What the human species faces at this point is primarily a crisis of perception. Many of the global challenges we face arise out of a fundamentally problematic understanding of reality that is harming the biosphere and human life in alarming and perhaps irreversible ways. The living world is in peril and we are too self-absorbed to foresee the long-term consequences of our actions. Our leaders are unable or unwilling to see that many of the problems we face are interconnected and interdependent – in other words, our problems are systemic. The need of the hour is a social and scientific paradigm shift. This is precisely what Fritjof Capra sets out to elucidate in his book, The Web of Life.
Capra defines this paradigm shift as “a constellation of concepts, values, perceptions, and practices shared by a community, which forms a particular vision of reality that is the basis of the way the community organises itself.”
This new paradigm essentially involves taking a holistic worldview and accepting the interconnectedness of the world as an integrated whole as opposed to a dissociated collection of parts.
In the Web of Life, Capra offers a scintillating synthesis of scientific breakthroughs in cybernetics, information theory, chaos theory, Gaia theory, and systems thinking, all the while expatiating on a deep ecological vision of reality.
Capra’s contention is that the basic tension is one between the parts and the whole: between a mechanistic, reductionist, or atomistic worldview and a holistic, organismic, or ecological worldview. The latter perspective has now come to be known as “systems thinking” which, in essence, is what much of the book is about.
Systems thinking may be understood in terms of connectedness, relationships, and context. According to the systems view, the essential properties of an organism or living system, are properties of the whole, which none of the parts has. They arise from interactions and relationships among the parts.
Systemic properties are destroyed when a system is dissected into isolated elements. And herein lies the crux of much of what assails modern society. Our inability to see that what we call a part is merely a pattern in an inseparable web of relationships is causing deep and profound harm to ourselves psychologically and to our environment ecologically.
Capra avers that in this new systems thinking, the metaphor of knowledge as a building is being replaced by that of the network. Once we accept this, we realise everything is connected to everything else, and there are no foundations. Such a perspective, if widespread, would have a tremendous bearing on how we relate to one another and to our environment.
In the book, Capra also elaborates on the various patterns evident in life, the mathematics of complexity, feedback loops, non-linearity, fractal phenomena, laser theory, hypercycles, dissipative structures, and perhaps most importantly, on the concept of autopoiesis – the self-organisation of living systems.
Capra, who’s a renowned author, is the founding director of the Center for Ecoliteracy in Berkeley, California. The central thesis in his various books has been that “a theory of living systems consistent with the philosophical framework of deep ecology, including an appropriate mathematical language, and implying a non- mechanistic, post-Cartesian understanding of life is now emerging.”

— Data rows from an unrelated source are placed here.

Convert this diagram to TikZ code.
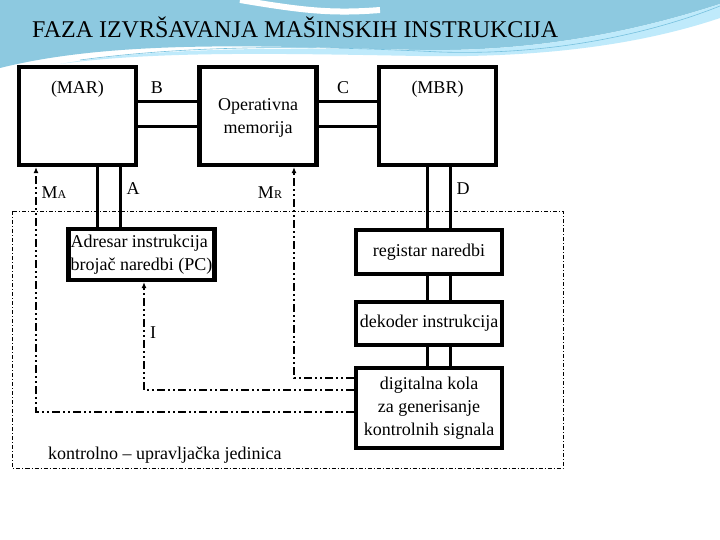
\documentclass[tikz,border=0pt]{standalone}
\usepackage{fontspec}
\setmainfont{Liberation Serif}
\usetikzlibrary{positioning,arrows.meta}
\tikzset{
  bigbox/.style={draw, line width=4.2pt, minimum width=117pt, minimum height=98pt, inner sep=0pt},
  unitbox/.style={draw, line width=4.2pt, minimum width=146pt, align=center, inner sep=2pt},
  bus/.style={line width=3pt},
  signal/.style={line width=2.1pt, dash pattern=on 8pt off 3pt on 2pt off 3pt on 2pt off 3pt, -{Latex[length=6pt,width=5pt]}},
  frame/.style={line width=0.9pt, dash pattern=on 4pt off 2pt on 1pt off 2pt},
  tag/.style={font=\fontsize{18}{21}\selectfont, inner sep=0pt}
}
\begin{document}
\begin{tikzpicture}[x=1pt, y=-1pt, every node/.style={font=\fontsize{18}{23}\selectfont}]
  \useasboundingbox (0,0) rectangle (720,540);
  % header band
  \fill[cyan!55!teal!50!white] (0,0) -- (720,0) -- (720,4)
    .. controls (640,30) and (540,52) .. (420,50)
    .. controls (280,47) and (120,38) .. (0,68) -- cycle;
  \fill[cyan!25!white] (420,50) .. controls (540,52) and (640,30) .. (720,4) -- (720,18)
    .. controls (640,45) and (540,58) .. (420,56) .. controls (300,54) and (160,50) .. (60,64)
    .. controls (160,46) and (300,48) .. cycle;
  \draw[white, line width=6pt] (240,0) .. controls (300,10) and (330,14) .. (380,10);
  \draw[cyan!60!teal!60!white, line width=0.6pt] (80,60) .. controls (200,44) and (320,46) .. (440,52)
    .. controls (560,56) and (660,30) .. (720,6);
  \node[anchor=base west, font=\fontsize{24}{26}\selectfont, inner sep=0pt] (title) at (32,38)
    {FAZA IZVRŠAVANJA MAŠINSKIH INSTRUKCIJA};

  % upper row
  \node[bigbox, label={[anchor=north, yshift=-16pt, inner sep=0pt]north:(MAR)}] (mar) at (77.5,116) {};
  \node[bigbox, align=center, text depth=0pt] (mem) at (258,116) {Operativna\\memorija};
  \node[bigbox, label={[anchor=north, yshift=-16pt, inner sep=0pt]north:(MBR)}] (mbr) at (437.5,116) {};

  % control unit
  \draw[frame] (12.5,211) rectangle (563,468);
  \node[unitbox, minimum height=51pt, align=left, inner sep=1pt] (adresar) at (141.5,254.5)
    {Adresar instrukcija\\brojač naredbi (PC)};
  \node[unitbox, minimum height=44pt] (registar) at (429,252) {registar naredbi};
  \node[unitbox, minimum height=43pt] (dekoder) at (429,323.5) {dekoder instrukcija};
  \node[unitbox, minimum height=80pt] (digital) at (429,408) {digitalna kola\\za generisanje\\kontrolnih signala};
  \node[anchor=base west, inner sep=0pt] (cu) at (48,459) {kontrolno – upravljačka jedinica};

  % buses
  \foreach \dy in {14pt,-11pt} {
    \draw[bus] ([yshift=\dy]mar.east) -- ([yshift=\dy]mem.west);
    \draw[bus] ([yshift=\dy]mem.east) -- ([yshift=\dy]mbr.west);
  }
  \foreach \dx in {19.5pt,42.5pt}
    \draw[bus] ([xshift=\dx]mar.south) -- ([xshift=\dx]mar.south |- adresar.north);
  \foreach \dx in {-2pt,21pt} {
    \draw[bus] ([xshift=\dx]registar.north |- mbr.south) -- ([xshift=\dx]registar.north);
    \draw[bus] ([xshift=\dx]registar.south) -- ([xshift=\dx]dekoder.north);
    \draw[bus] ([xshift=\dx]dekoder.south) -- ([xshift=\dx]digital.north);
  }

  % control signals
  \draw[signal] ([yshift=-4pt]digital.west) -| ([xshift=-41.5pt]mar.south);
  \draw[signal] ([yshift=30pt]digital.west) -| ([xshift=36pt]mem.south);
  \draw[signal] ([yshift=18pt]digital.west) -| ([xshift=2.5pt]adresar.south);

  % labels
  \node[tag, anchor=base] (lb) at (157,94) {B};
  \node[tag, anchor=base] (lc) at (343,94) {C};
  \node[tag, anchor=base] (la) at (133,195) {A};
  \node[tag, anchor=base] (ld) at (463,195) {D};
  \node[tag, anchor=base] (lma) at (54,199) {M{\fontsize{12}{12}\selectfont A}};
  \node[tag, anchor=base] (lmr) at (270,199) {M{\fontsize{12}{12}\selectfont R}};
  \node[tag, anchor=base] (li) at (153,338) {I};
\end{tikzpicture}
\end{document}
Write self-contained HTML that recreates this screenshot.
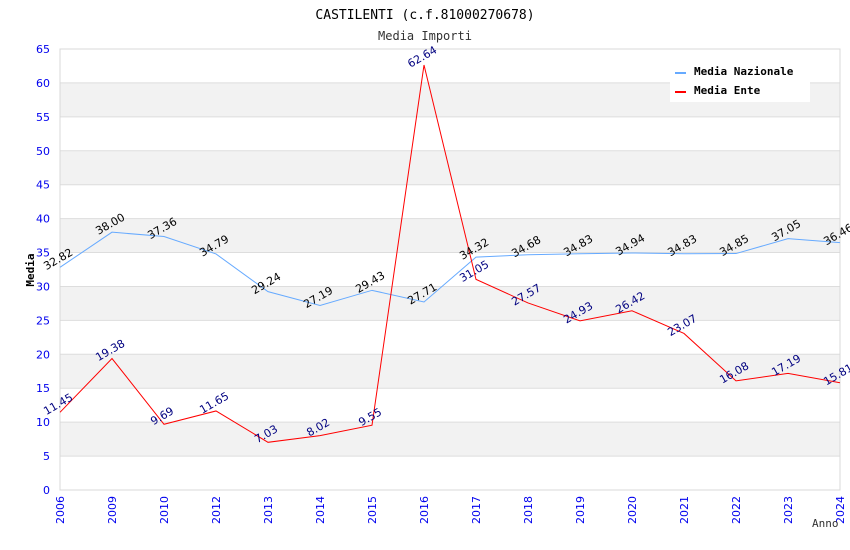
<!DOCTYPE html>
<html><head><meta charset="utf-8"><style>
body{margin:0;background:#fff;}
svg{display:block;font-family:"DejaVu Sans","Liberation Sans",sans-serif;}
</style></head><body>
<svg id="chart" width="850" height="550" viewBox="0 0 850 550" xmlns="http://www.w3.org/2000/svg">
<text x="425" y="19" text-anchor="middle" font-family="DejaVu Sans Mono, Liberation Mono, monospace" font-size="13" fill="#000">CASTILENTI (c.f.81000270678)</text>
<text x="425" y="40" text-anchor="middle" font-family="DejaVu Sans Mono, Liberation Mono, monospace" font-size="12" fill="#333">Media Importi</text>
<g id="bands"></g>
<g id="grid"></g>
<rect x="60" y="49" width="780" height="441" fill="none" stroke="#d8d8d8"/>
<g id="yticks"></g><g id="xticks"></g>
<g id="series"></g><g id="labels"></g>
<text transform="translate(34,270) rotate(-90)" text-anchor="middle" font-family="DejaVu Sans Mono, Liberation Mono, monospace" font-size="11" font-weight="bold" fill="#000">Media</text>
<text x="812" y="527" font-family="DejaVu Sans Mono, Liberation Mono, monospace" font-size="11" fill="#333">Anno</text>
<g>
<rect x="670" y="57" width="140" height="45" fill="#fff"/>
<line x1="675" y1="73" x2="686" y2="73" stroke="#66aaff" stroke-width="2"/>
<text x="694" y="75" font-family="DejaVu Sans Mono, Liberation Mono, monospace" font-size="11" font-weight="bold">Media Nazionale</text>
<line x1="675" y1="92" x2="686" y2="92" stroke="#ff0000" stroke-width="2"/>
<text x="694" y="94" font-family="DejaVu Sans Mono, Liberation Mono, monospace" font-size="11" font-weight="bold">Media Ente</text>
</g>
</svg>
<script>
const categories=["2006","2009","2010","2012","2013","2014","2015","2016","2017","2018","2019","2020","2021","2022","2023","2024"];
const nazionale=[32.82,38.00,37.36,34.79,29.24,27.19,29.43,27.71,34.32,34.68,34.83,34.94,34.83,34.85,37.05,36.46];
const ente=[11.45,19.38,9.69,11.65,7.03,8.02,9.55,62.64,31.05,27.57,24.93,26.42,23.07,16.08,17.19,15.81];
const yTicks=[0,5,10,15,20,25,30,35,40,45,50,55,60,65];
const NS="http://www.w3.org/2000/svg";
const x0=60,x1=840,yb=490,yt=49,ymax=65;
const X=i=>x0+i*(x1-x0)/(categories.length-1);
const Y=v=>yb-v*(yb-yt)/ymax;
function mk(tag,attrs,parent){const e=document.createElementNS(NS,tag);for(const k in attrs)e.setAttribute(k,attrs[k]);document.getElementById(parent).appendChild(e);return e;}
for(let i=0;i<yTicks.length-1;i++){
 if(i%2===1){const r=mk('rect',{x:x0,y:Y(yTicks[i+1]),width:x1-x0,height:Y(yTicks[i])-Y(yTicks[i+1]),fill:'#f2f2f2'},'bands');
 
 }
}
yTicks.forEach(v=>{
 const l=mk('line',{x1:x0,x2:x1,y1:Y(v),y2:Y(v),stroke:'#dddddd'},'grid');
 
 
 const t=mk('text',{x:50,y:Y(v)+4,'text-anchor':'end','font-size':'11',fill:'#0000ee'},'yticks');
 
 
 t.textContent=v;
});
categories.forEach((c,i)=>{
 const t=mk('text',{transform:`translate(${X(i)+4},496) rotate(-90)`,'text-anchor':'end','font-size':'11',fill:'#0000ee'},'xticks');
 
 
 t.textContent=c;
});
function series(vals,color,lab,name){
 const p=mk('polyline',{points:vals.map((v,i)=>X(i)+','+Y(v)).join(' '),fill:'none',stroke:color,'stroke-width':'1'},'series');
 
 
 vals.forEach((v,i)=>{
  const t=mk('text',{transform:`translate(${X(i)},${Y(v)-5}) rotate(-30)`,'text-anchor':'middle','font-size':'11',fill:lab},'labels');
  
  
  t.textContent=v.toFixed(2);
 });
}
series(nazionale,'#66aaff','#000','media-nazionale');
series(ente,'#ff0000','#000080','media-ente');
</script>
</body></html>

The final sections of The Web of Life conclude with a provocative and beguiling theory of living systems in which mind is seen not as a thing but as a process – the very process of life. In other words, the organising activity of living systems, at all levels of life, is mental activity. The interactions of a living organism with its environment are cognitive, or mental interactions. Thus, life and cognition become inseparably connected. And Mind is immanent in matter at all levels of life – in individual organisms, in ecosystems, and in social systems.
This is undoubtedly a radical and controversial reimagining of our traditional understanding of the process of life and our theories of mind. But if we are to have even a ghost of a chance at fixing the enormous global challenges we face, then such radically new conceptions of reality are just what we need.
Ilya Prigogine, the Romanian chemist and physicist, remarked, “The world we see outside and the world we see within are converging. This convergence of two worlds is perhaps the most important cultural event of our age.”
This thought-provoking and mind-expanding book provides the reader with a conceptual framework for the link between ecological communities and human communities. Humanity now faces a major clash between ecology and economics. This clash arises from the fact that nature is cyclical, whereas our industrial systems are linear. Our businesses take resources, transform them into products plus waste, and sell the products to consumers, who discard more waste when they have consumed the products. This is simply not sustainable.
Capra points out that “corporate economists treat as free commodities not only the air, water, and soil, but also the delicate web of social relations, which is severely affected by continuing economic expansion. Private profits are being made at public costs in the deterioration of the environment and the general quality of life, and at the expense of future generations. There is a lack of basic ecological literacy.”
We need to fundamentally redesign our businesses and economies. Taking a systemic and holistic perspective based on deep ecology is one important way to do it.
Capra concludes his book by reminding us of the importance of ecological literacy and that to regain our full humanity, we have to regain our experience of connectedness with the entire web of life.